BRIEF | Look below and pull out each line with the word "that".
** START DATA LINES **
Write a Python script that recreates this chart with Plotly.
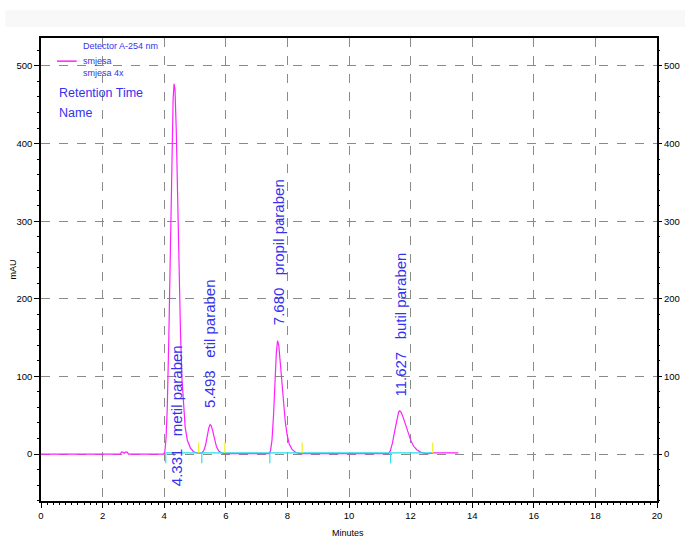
** END DATA LINES **
** START DATA LINES **
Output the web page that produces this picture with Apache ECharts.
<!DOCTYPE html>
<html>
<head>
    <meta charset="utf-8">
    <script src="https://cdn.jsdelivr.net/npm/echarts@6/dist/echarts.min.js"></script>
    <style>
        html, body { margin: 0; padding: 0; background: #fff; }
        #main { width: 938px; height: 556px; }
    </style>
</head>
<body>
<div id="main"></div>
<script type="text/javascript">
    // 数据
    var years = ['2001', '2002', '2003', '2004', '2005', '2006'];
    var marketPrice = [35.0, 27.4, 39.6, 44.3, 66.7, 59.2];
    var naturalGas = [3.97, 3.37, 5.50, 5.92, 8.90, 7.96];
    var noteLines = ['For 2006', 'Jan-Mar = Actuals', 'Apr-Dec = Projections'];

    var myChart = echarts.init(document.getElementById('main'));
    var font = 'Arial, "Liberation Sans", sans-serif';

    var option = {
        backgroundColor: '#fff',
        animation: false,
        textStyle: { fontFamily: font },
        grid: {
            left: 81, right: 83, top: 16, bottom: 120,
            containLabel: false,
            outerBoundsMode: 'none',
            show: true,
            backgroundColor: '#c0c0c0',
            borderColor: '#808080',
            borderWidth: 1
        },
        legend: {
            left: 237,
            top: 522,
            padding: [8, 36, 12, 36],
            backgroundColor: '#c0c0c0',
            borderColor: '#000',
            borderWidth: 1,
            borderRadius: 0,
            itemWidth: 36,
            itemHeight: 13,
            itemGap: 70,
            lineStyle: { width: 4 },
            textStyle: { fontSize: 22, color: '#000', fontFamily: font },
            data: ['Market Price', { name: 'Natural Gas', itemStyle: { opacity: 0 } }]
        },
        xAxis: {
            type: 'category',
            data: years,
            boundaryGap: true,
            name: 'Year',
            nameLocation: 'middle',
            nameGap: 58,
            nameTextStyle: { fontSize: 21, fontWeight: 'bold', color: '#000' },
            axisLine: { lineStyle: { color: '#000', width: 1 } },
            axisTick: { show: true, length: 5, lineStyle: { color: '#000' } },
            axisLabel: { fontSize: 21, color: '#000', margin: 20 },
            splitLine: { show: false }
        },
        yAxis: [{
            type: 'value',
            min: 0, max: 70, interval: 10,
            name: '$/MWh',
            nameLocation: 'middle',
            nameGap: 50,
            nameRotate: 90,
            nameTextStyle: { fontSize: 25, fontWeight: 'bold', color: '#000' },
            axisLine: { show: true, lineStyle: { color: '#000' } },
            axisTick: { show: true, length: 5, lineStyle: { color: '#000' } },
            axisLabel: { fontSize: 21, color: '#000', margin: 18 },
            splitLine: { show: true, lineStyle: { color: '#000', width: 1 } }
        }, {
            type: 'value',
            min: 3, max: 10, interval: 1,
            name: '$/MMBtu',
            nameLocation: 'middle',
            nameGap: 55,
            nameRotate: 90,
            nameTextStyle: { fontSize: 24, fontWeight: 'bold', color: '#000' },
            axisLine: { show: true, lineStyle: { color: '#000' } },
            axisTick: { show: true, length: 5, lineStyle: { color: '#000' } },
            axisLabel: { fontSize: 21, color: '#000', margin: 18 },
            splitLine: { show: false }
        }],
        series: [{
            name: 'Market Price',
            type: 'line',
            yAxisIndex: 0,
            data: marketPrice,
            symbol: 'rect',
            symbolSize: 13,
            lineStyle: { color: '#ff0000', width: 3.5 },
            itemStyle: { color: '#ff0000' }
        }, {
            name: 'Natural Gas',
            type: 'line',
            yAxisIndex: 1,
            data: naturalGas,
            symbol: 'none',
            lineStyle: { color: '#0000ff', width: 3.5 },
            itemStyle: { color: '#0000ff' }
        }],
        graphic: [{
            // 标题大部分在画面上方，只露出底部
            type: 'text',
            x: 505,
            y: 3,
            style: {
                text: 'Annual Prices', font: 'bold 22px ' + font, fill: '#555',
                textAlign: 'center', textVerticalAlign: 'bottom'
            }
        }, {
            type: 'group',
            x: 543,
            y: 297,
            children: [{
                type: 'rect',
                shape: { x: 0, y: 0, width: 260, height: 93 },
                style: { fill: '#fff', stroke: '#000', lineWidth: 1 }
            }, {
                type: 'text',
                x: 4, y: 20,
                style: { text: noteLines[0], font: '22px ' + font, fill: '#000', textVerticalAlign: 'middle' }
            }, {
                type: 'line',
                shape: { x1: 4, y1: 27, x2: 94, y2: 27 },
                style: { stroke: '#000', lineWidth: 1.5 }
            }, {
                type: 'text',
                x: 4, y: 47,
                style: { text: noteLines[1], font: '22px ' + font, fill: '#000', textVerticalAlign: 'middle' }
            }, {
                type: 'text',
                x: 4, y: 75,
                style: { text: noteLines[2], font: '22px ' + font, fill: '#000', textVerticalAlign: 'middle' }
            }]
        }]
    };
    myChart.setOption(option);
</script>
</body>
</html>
** END DATA LINES **
SOLUTION TO THIS PROBLEM |
Write a Python script that recreates this chart with Plotly.
Output the web page that produces this picture with Apache ECharts.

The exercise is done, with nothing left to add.